AIM -
What number of lines in the material contain the word "image"? Give that number alone.

SUPPLIED RECORDS -

*-*-*

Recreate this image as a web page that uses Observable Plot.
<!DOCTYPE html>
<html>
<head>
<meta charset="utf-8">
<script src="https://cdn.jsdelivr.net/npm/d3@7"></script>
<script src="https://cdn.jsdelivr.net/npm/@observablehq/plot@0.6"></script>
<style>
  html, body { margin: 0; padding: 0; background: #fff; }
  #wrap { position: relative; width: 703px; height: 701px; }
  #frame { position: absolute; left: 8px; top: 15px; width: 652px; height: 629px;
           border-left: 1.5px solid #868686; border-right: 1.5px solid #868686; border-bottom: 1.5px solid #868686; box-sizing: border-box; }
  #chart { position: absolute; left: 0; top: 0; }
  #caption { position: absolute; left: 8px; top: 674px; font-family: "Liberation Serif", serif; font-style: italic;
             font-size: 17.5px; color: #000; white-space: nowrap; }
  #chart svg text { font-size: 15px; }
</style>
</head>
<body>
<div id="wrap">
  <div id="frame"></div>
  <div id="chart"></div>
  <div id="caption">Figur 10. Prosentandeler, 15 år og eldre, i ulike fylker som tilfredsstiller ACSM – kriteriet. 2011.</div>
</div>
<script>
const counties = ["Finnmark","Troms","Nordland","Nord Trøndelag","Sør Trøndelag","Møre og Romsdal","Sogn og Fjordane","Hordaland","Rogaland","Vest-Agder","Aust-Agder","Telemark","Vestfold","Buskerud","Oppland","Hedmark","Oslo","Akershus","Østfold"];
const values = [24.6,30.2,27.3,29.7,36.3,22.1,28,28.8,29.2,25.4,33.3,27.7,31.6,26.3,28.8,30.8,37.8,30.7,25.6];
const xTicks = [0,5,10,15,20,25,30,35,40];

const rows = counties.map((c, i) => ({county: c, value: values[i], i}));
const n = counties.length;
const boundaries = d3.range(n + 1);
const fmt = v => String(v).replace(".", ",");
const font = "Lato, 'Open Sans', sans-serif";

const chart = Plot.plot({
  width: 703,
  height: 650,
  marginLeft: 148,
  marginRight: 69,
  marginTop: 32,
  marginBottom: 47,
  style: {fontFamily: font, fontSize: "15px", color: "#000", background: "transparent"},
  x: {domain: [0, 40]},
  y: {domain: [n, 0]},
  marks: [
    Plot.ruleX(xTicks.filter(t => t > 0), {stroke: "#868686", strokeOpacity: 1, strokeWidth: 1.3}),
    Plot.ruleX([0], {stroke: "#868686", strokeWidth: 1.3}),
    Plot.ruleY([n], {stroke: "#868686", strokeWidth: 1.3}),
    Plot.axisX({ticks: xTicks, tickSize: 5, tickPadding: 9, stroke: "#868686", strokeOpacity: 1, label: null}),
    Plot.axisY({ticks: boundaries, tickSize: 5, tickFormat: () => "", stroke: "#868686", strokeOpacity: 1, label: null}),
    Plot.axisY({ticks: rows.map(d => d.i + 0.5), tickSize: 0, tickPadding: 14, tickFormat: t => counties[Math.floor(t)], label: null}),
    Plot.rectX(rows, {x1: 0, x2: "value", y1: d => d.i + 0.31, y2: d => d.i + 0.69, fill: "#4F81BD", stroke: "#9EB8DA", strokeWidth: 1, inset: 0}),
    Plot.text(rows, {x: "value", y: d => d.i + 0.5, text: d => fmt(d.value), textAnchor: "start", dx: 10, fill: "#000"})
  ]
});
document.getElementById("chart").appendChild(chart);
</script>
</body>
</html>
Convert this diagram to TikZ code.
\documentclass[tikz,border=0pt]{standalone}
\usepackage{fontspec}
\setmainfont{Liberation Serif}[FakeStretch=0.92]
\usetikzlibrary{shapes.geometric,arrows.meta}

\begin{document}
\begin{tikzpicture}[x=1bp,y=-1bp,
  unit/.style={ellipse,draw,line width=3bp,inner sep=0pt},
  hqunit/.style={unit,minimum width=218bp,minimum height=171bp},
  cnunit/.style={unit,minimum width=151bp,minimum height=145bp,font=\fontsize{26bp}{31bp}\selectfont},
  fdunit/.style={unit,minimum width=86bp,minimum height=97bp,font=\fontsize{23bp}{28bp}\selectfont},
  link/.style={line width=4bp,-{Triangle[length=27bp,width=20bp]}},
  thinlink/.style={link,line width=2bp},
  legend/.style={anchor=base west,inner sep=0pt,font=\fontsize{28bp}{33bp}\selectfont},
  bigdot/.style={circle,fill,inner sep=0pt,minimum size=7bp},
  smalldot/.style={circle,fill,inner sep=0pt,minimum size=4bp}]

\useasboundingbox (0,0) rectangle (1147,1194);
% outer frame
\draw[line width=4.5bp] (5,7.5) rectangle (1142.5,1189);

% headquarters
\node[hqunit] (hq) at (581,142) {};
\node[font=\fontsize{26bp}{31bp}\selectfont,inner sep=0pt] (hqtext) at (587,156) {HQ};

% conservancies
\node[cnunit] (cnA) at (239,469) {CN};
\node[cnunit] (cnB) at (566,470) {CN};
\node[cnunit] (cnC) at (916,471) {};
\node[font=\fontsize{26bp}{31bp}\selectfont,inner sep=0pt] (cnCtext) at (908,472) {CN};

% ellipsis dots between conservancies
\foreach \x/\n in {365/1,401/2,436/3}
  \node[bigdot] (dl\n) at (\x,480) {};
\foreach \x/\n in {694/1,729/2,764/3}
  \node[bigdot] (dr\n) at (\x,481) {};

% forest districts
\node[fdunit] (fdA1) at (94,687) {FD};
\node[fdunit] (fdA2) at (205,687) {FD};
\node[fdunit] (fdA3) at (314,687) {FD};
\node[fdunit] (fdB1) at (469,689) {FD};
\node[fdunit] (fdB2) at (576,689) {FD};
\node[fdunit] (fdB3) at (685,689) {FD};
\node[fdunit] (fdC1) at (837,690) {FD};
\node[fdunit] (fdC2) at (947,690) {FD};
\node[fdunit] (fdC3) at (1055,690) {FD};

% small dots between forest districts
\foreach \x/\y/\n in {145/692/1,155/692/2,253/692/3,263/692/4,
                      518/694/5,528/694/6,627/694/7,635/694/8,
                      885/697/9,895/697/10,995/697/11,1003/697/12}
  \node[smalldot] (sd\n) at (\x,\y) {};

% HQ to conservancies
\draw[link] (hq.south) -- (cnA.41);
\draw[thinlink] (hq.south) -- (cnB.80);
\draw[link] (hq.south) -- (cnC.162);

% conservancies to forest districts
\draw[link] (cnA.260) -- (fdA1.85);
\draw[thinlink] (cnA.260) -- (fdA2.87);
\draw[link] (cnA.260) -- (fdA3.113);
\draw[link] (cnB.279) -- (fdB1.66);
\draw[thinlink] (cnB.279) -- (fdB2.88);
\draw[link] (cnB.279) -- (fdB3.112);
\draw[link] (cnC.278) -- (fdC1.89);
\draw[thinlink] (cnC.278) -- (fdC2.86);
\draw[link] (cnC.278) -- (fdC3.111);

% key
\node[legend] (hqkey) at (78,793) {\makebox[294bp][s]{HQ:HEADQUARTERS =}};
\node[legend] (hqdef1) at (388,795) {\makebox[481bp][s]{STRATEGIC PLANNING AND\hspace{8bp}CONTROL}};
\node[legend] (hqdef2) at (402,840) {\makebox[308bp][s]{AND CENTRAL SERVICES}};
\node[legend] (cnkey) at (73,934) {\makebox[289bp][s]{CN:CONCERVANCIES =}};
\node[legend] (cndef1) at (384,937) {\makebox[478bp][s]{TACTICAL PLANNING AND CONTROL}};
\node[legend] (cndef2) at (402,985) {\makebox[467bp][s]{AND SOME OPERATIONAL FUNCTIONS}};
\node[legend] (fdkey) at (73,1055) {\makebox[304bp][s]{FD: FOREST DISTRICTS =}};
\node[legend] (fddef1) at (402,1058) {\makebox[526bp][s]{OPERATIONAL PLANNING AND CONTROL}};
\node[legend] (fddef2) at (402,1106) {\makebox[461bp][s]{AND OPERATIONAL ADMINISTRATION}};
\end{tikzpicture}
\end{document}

*-*-*

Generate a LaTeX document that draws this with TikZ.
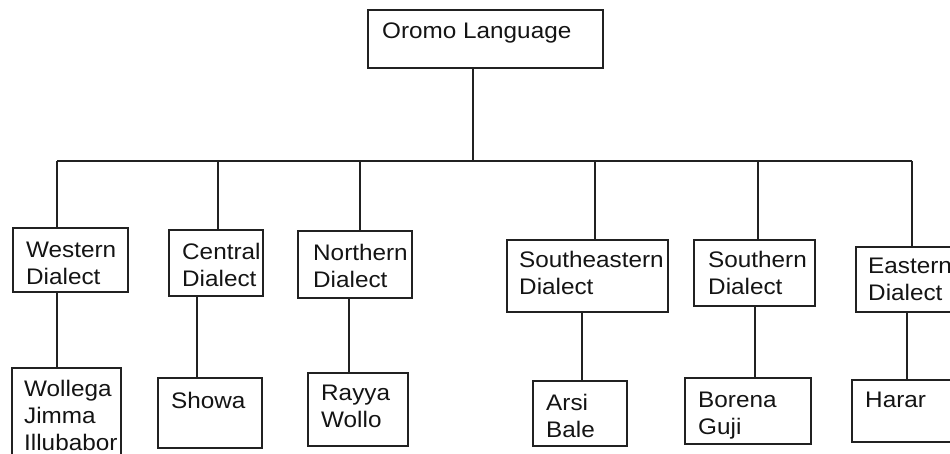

*-*-*

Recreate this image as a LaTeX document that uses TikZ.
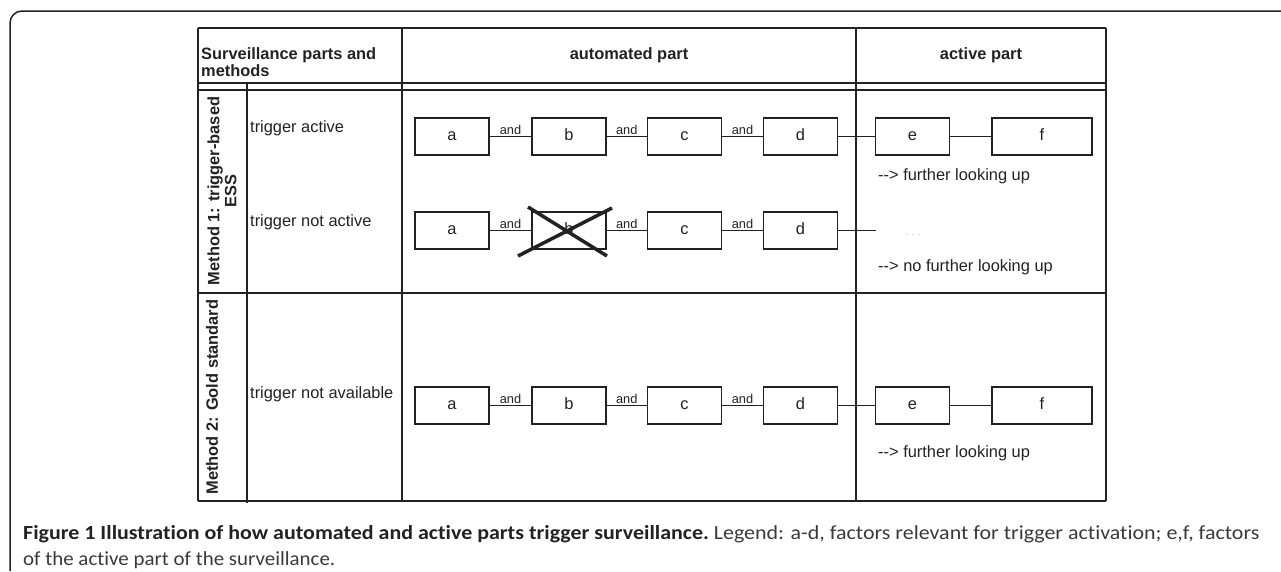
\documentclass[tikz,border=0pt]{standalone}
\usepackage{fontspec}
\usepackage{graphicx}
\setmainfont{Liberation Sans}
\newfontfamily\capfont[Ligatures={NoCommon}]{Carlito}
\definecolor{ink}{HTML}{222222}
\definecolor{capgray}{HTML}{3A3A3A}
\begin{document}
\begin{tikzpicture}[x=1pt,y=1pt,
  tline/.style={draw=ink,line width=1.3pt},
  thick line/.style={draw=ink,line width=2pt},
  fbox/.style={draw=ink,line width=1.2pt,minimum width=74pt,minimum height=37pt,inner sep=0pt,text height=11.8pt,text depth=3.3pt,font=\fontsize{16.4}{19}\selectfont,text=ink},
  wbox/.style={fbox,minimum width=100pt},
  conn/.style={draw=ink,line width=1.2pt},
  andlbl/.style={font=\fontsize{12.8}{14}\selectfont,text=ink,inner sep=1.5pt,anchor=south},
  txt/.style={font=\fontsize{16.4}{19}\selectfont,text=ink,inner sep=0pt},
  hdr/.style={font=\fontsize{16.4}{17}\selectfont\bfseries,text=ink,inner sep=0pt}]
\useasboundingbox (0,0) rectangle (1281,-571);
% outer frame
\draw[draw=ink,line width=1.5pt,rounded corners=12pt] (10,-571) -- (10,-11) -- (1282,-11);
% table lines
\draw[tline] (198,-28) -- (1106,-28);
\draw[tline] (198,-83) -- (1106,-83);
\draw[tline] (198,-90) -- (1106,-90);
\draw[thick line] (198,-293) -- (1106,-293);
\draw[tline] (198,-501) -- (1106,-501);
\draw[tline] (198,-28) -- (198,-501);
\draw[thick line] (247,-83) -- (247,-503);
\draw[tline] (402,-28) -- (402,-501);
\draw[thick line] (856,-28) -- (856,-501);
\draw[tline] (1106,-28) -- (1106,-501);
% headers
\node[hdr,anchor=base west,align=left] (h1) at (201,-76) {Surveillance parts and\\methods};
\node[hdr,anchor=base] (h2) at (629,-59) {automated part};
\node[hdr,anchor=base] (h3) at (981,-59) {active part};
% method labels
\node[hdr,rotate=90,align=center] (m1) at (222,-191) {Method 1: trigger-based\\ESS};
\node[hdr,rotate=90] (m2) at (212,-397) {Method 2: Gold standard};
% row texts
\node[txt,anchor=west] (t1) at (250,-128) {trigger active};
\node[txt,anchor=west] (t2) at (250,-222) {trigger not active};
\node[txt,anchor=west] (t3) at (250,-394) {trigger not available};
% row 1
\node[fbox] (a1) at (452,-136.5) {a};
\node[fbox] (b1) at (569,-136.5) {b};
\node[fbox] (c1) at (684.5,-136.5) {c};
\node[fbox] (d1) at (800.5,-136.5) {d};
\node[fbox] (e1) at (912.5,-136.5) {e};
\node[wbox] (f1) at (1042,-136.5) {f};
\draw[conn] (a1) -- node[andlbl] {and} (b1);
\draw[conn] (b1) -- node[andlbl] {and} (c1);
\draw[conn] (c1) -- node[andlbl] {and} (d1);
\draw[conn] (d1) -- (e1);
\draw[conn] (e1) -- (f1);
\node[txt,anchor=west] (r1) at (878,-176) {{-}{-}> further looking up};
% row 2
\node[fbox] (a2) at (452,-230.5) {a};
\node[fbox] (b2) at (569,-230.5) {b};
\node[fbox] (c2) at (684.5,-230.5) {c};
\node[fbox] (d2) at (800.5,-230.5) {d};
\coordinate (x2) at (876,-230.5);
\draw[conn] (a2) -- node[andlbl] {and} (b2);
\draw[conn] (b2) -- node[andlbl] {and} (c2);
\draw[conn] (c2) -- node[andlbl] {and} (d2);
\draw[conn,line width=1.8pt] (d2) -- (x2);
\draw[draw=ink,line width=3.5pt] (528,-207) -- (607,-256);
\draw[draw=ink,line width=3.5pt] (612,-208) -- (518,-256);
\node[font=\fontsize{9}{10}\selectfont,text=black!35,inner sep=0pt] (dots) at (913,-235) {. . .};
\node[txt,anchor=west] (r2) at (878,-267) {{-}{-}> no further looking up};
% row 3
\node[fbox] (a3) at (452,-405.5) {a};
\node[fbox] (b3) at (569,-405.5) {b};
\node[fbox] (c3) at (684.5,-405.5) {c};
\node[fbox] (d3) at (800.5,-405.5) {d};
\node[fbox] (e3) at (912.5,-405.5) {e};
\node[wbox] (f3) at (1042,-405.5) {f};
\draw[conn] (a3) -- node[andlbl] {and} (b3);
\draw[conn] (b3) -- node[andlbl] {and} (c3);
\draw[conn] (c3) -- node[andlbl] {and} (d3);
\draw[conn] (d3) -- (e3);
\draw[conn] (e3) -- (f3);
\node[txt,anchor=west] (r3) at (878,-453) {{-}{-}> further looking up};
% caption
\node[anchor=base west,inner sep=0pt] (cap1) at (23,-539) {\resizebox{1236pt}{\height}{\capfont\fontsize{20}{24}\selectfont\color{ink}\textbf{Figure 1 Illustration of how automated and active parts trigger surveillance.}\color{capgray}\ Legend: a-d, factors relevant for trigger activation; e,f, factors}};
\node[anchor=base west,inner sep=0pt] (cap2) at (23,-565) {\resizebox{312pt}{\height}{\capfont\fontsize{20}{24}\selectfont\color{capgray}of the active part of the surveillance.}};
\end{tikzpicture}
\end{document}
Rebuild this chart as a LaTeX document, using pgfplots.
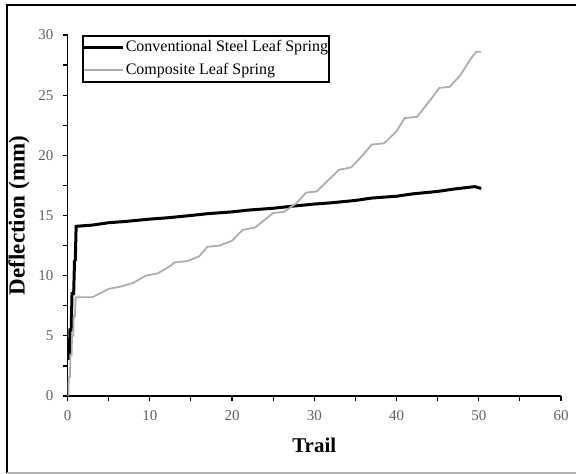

*-*-*

IN RESPONSE -
2